### [SUPPLIED DATA]
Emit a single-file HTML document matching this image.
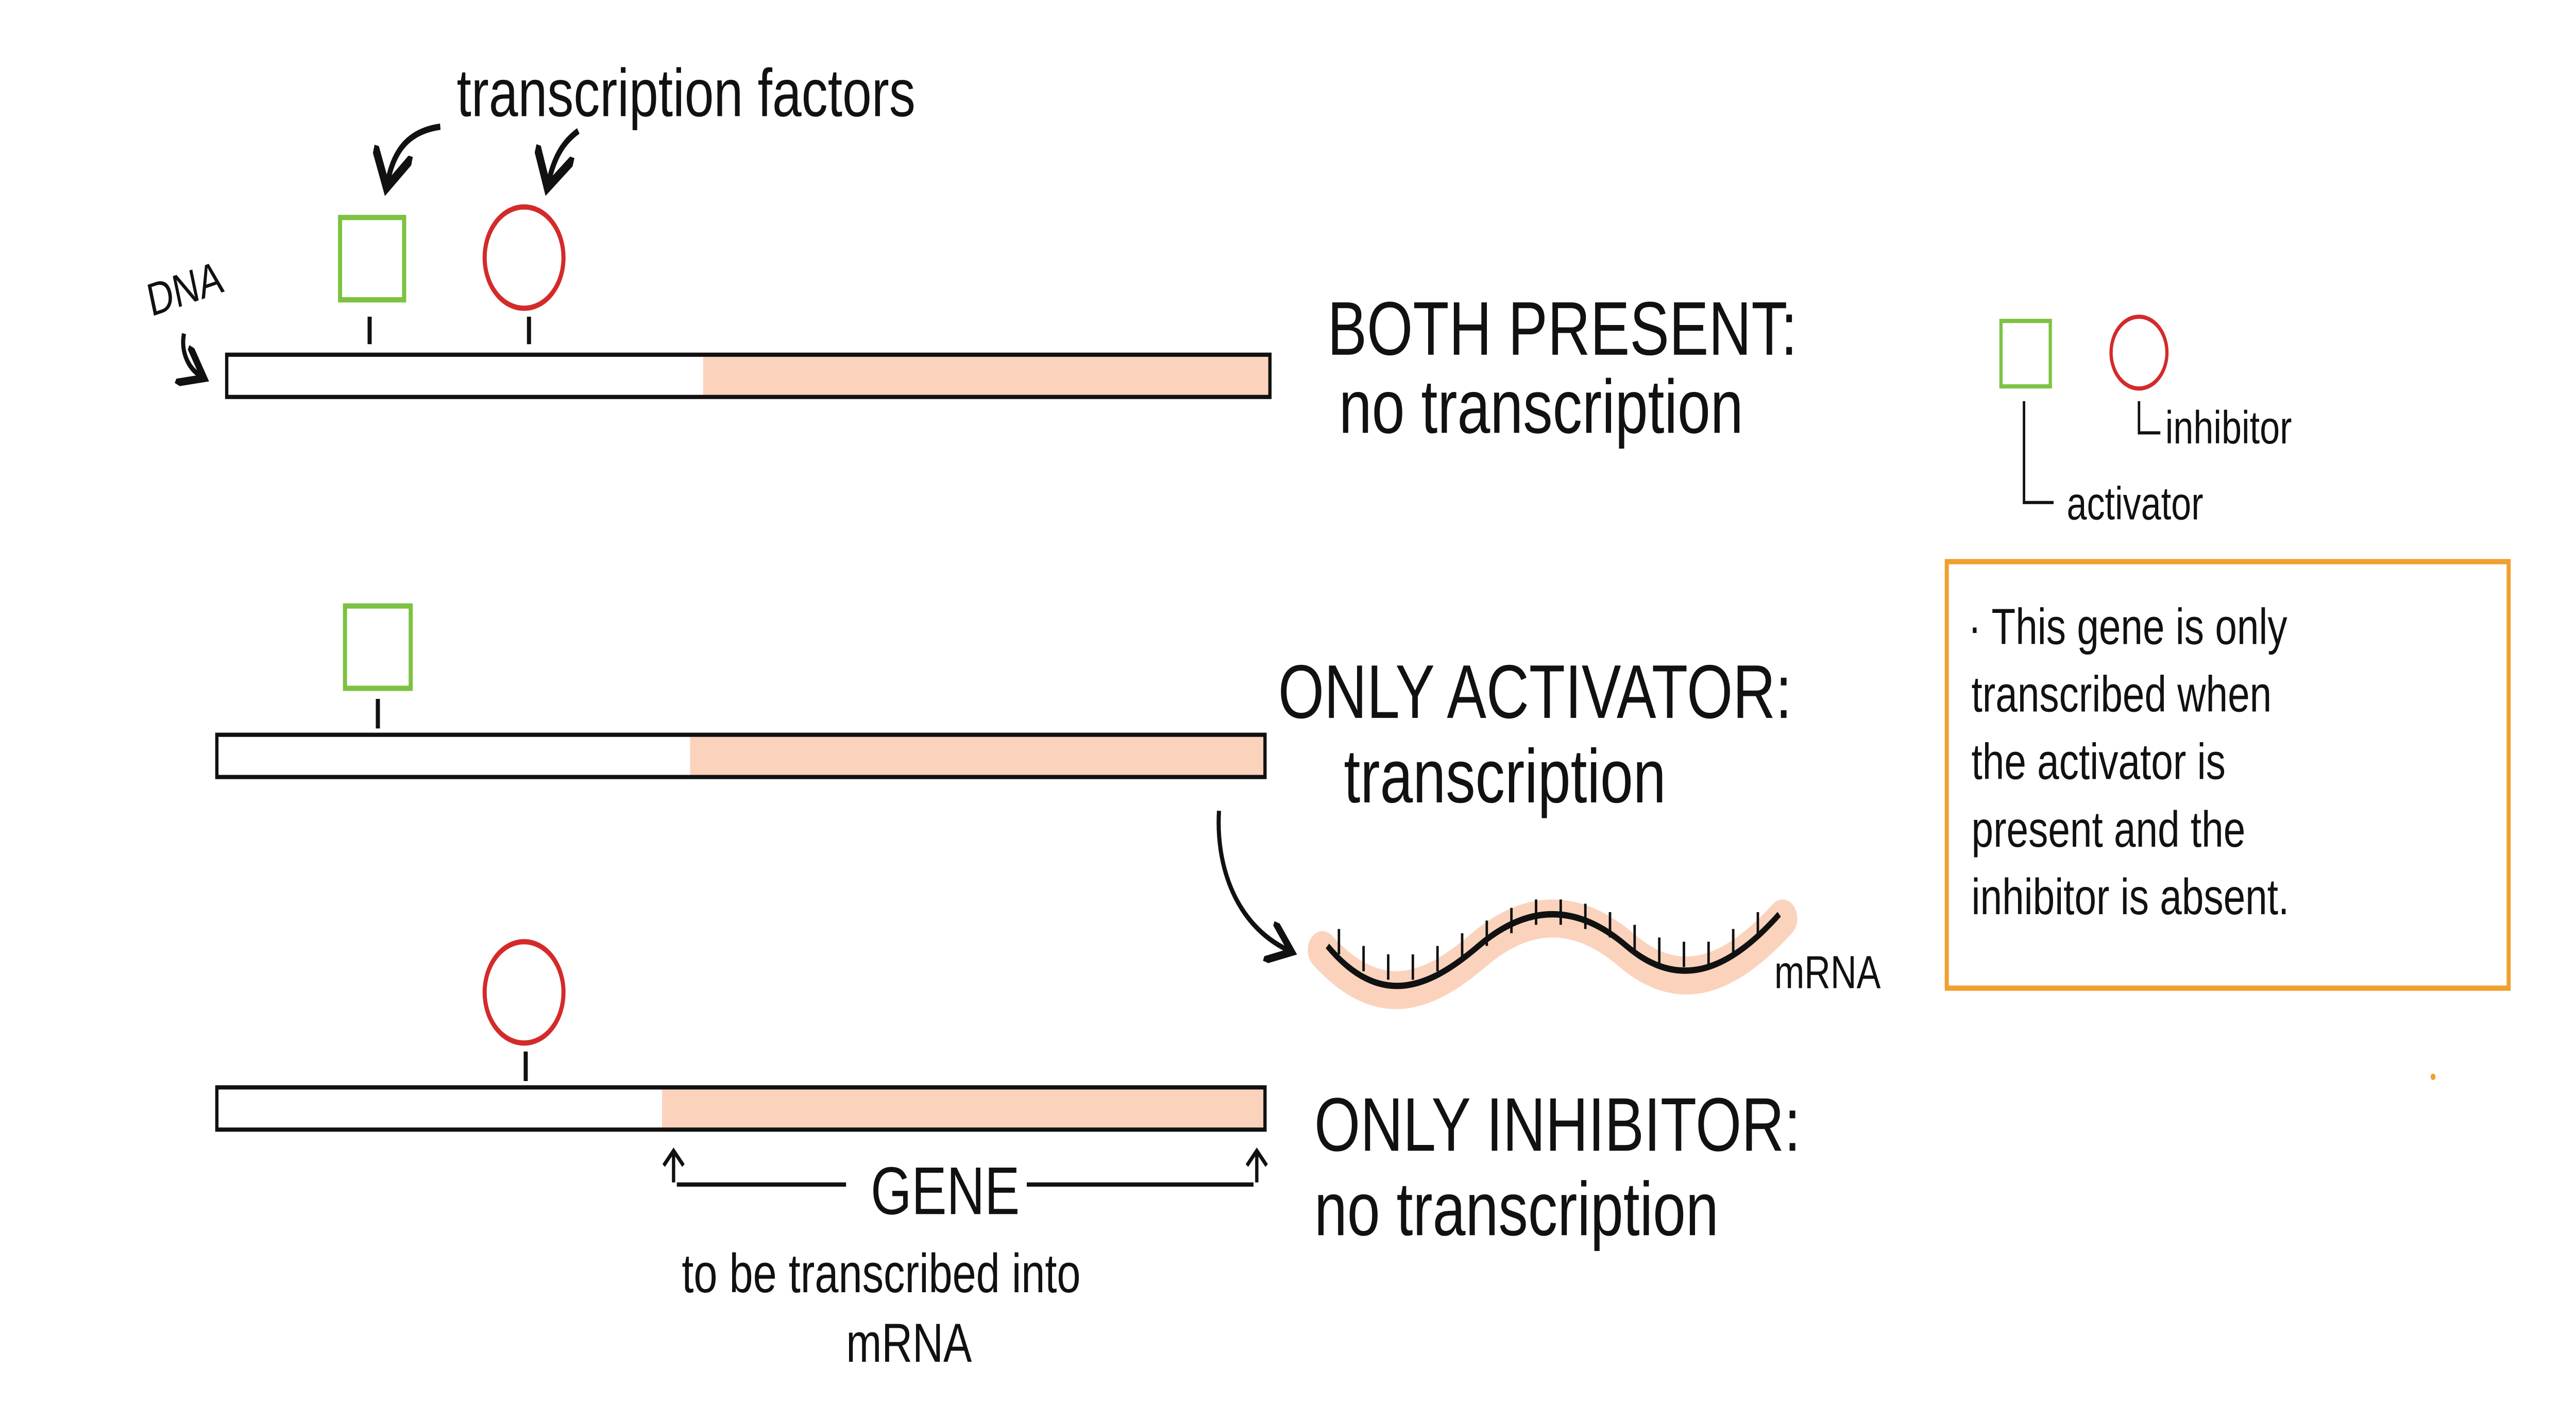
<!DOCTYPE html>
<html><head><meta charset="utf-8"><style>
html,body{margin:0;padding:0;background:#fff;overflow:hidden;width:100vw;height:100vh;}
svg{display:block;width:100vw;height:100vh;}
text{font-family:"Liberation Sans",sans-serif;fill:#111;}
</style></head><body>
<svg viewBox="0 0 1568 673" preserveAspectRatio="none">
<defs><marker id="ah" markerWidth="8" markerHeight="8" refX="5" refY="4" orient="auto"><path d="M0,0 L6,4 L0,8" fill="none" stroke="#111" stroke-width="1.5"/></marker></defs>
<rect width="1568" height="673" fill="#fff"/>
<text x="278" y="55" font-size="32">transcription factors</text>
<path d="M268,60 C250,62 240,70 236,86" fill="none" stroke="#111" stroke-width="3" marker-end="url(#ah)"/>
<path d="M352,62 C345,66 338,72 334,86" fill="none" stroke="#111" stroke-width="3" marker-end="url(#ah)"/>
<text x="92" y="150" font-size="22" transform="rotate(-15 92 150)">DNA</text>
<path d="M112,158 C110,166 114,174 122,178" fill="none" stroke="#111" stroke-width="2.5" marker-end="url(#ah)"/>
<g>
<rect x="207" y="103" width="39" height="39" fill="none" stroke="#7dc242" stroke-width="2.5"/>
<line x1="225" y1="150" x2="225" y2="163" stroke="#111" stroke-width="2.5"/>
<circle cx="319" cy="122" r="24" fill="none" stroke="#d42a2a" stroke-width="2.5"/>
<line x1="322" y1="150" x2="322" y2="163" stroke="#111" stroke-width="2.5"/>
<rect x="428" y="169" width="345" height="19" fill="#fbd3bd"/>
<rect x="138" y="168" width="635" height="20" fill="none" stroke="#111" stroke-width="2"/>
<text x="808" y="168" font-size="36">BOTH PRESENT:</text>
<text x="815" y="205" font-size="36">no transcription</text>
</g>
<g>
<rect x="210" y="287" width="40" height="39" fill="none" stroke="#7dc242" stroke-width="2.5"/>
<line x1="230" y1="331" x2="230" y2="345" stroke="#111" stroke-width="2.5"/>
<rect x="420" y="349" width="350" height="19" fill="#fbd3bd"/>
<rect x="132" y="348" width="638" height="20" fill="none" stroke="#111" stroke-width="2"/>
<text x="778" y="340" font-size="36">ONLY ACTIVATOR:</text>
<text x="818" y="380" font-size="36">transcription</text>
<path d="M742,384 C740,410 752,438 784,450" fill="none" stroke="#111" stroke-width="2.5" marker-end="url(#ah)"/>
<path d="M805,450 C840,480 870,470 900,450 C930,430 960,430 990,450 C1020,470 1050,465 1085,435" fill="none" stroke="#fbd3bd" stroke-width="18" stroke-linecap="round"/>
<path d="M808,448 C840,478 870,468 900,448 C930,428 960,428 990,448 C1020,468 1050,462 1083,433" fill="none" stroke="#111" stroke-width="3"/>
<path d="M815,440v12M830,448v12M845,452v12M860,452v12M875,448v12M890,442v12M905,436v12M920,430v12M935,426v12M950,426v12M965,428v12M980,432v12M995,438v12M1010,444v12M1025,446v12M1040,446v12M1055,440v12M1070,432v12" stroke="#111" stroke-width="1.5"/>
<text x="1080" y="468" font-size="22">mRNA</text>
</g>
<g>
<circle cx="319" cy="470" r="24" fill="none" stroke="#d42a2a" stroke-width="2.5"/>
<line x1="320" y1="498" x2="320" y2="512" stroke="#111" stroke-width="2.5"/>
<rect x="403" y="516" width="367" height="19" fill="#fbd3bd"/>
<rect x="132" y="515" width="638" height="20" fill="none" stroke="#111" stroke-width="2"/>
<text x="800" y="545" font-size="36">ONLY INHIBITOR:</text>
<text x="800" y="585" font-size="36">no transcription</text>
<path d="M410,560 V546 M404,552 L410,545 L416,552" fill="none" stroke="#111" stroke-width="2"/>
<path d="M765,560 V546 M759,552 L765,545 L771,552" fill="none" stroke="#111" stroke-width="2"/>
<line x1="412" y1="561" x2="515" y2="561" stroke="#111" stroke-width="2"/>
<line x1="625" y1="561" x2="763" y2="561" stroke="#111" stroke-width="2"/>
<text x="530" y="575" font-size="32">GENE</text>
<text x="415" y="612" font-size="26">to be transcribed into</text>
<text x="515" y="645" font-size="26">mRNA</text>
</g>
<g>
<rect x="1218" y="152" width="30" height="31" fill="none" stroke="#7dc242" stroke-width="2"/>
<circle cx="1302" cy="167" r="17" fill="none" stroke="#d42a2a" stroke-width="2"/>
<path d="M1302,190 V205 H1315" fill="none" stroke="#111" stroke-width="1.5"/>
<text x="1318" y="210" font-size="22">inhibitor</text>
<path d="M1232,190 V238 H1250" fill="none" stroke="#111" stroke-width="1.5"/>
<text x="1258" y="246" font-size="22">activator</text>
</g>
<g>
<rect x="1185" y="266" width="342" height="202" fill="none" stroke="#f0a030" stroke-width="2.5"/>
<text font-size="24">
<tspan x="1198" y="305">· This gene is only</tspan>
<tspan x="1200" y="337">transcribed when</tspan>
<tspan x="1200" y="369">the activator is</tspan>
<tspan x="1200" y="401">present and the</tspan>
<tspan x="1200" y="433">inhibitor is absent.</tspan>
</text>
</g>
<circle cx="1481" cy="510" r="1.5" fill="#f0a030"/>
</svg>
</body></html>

### [AIM]
Give an exact reproduction of every line, leaving out any picture.

### [WORKED SOLUTION]
Emit a single-file HTML document matching this image.
<!DOCTYPE html>
<html><head><meta charset="utf-8"><style>
html,body{margin:0;padding:0;background:#fff;overflow:hidden;width:100vw;height:100vh;}
svg{display:block;width:100vw;height:100vh;}
text{font-family:"Liberation Sans",sans-serif;fill:#111;}
</style></head><body>
<svg viewBox="0 0 1568 673" preserveAspectRatio="none">
<defs><marker id="ah" markerWidth="8" markerHeight="8" refX="5" refY="4" orient="auto"><path d="M0,0 L6,4 L0,8" fill="none" stroke="#111" stroke-width="1.5"/></marker></defs>
<rect width="1568" height="673" fill="#fff"/>
<text x="278" y="55" font-size="32">transcription factors</text>
<path d="M268,60 C250,62 240,70 236,86" fill="none" stroke="#111" stroke-width="3" marker-end="url(#ah)"/>
<path d="M352,62 C345,66 338,72 334,86" fill="none" stroke="#111" stroke-width="3" marker-end="url(#ah)"/>
<text x="92" y="150" font-size="22" transform="rotate(-15 92 150)">DNA</text>
<path d="M112,158 C110,166 114,174 122,178" fill="none" stroke="#111" stroke-width="2.5" marker-end="url(#ah)"/>
<g>
<rect x="207" y="103" width="39" height="39" fill="none" stroke="#7dc242" stroke-width="2.5"/>
<line x1="225" y1="150" x2="225" y2="163" stroke="#111" stroke-width="2.5"/>
<circle cx="319" cy="122" r="24" fill="none" stroke="#d42a2a" stroke-width="2.5"/>
<line x1="322" y1="150" x2="322" y2="163" stroke="#111" stroke-width="2.5"/>
<rect x="428" y="169" width="345" height="19" fill="#fbd3bd"/>
<rect x="138" y="168" width="635" height="20" fill="none" stroke="#111" stroke-width="2"/>
<text x="808" y="168" font-size="36">BOTH PRESENT:</text>
<text x="815" y="205" font-size="36">no transcription</text>
</g>
<g>
<rect x="210" y="287" width="40" height="39" fill="none" stroke="#7dc242" stroke-width="2.5"/>
<line x1="230" y1="331" x2="230" y2="345" stroke="#111" stroke-width="2.5"/>
<rect x="420" y="349" width="350" height="19" fill="#fbd3bd"/>
<rect x="132" y="348" width="638" height="20" fill="none" stroke="#111" stroke-width="2"/>
<text x="778" y="340" font-size="36">ONLY ACTIVATOR:</text>
<text x="818" y="380" font-size="36">transcription</text>
<path d="M742,384 C740,410 752,438 784,450" fill="none" stroke="#111" stroke-width="2.5" marker-end="url(#ah)"/>
<path d="M805,450 C840,480 870,470 900,450 C930,430 960,430 990,450 C1020,470 1050,465 1085,435" fill="none" stroke="#fbd3bd" stroke-width="18" stroke-linecap="round"/>
<path d="M808,448 C840,478 870,468 900,448 C930,428 960,428 990,448 C1020,468 1050,462 1083,433" fill="none" stroke="#111" stroke-width="3"/>
<path d="M815,440v12M830,448v12M845,452v12M860,452v12M875,448v12M890,442v12M905,436v12M920,430v12M935,426v12M950,426v12M965,428v12M980,432v12M995,438v12M1010,444v12M1025,446v12M1040,446v12M1055,440v12M1070,432v12" stroke="#111" stroke-width="1.5"/>
<text x="1080" y="468" font-size="22">mRNA</text>
</g>
<g>
<circle cx="319" cy="470" r="24" fill="none" stroke="#d42a2a" stroke-width="2.5"/>
<line x1="320" y1="498" x2="320" y2="512" stroke="#111" stroke-width="2.5"/>
<rect x="403" y="516" width="367" height="19" fill="#fbd3bd"/>
<rect x="132" y="515" width="638" height="20" fill="none" stroke="#111" stroke-width="2"/>
<text x="800" y="545" font-size="36">ONLY INHIBITOR:</text>
<text x="800" y="585" font-size="36">no transcription</text>
<path d="M410,560 V546 M404,552 L410,545 L416,552" fill="none" stroke="#111" stroke-width="2"/>
<path d="M765,560 V546 M759,552 L765,545 L771,552" fill="none" stroke="#111" stroke-width="2"/>
<line x1="412" y1="561" x2="515" y2="561" stroke="#111" stroke-width="2"/>
<line x1="625" y1="561" x2="763" y2="561" stroke="#111" stroke-width="2"/>
<text x="530" y="575" font-size="32">GENE</text>
<text x="415" y="612" font-size="26">to be transcribed into</text>
<text x="515" y="645" font-size="26">mRNA</text>
</g>
<g>
<rect x="1218" y="152" width="30" height="31" fill="none" stroke="#7dc242" stroke-width="2"/>
<circle cx="1302" cy="167" r="17" fill="none" stroke="#d42a2a" stroke-width="2"/>
<path d="M1302,190 V205 H1315" fill="none" stroke="#111" stroke-width="1.5"/>
<text x="1318" y="210" font-size="22">inhibitor</text>
<path d="M1232,190 V238 H1250" fill="none" stroke="#111" stroke-width="1.5"/>
<text x="1258" y="246" font-size="22">activator</text>
</g>
<g>
<rect x="1185" y="266" width="342" height="202" fill="none" stroke="#f0a030" stroke-width="2.5"/>
<text font-size="24">
<tspan x="1198" y="305">· This gene is only</tspan>
<tspan x="1200" y="337">transcribed when</tspan>
<tspan x="1200" y="369">the activator is</tspan>
<tspan x="1200" y="401">present and the</tspan>
<tspan x="1200" y="433">inhibitor is absent.</tspan>
</text>
</g>
<circle cx="1481" cy="510" r="1.5" fill="#f0a030"/>
</svg>
</body></html>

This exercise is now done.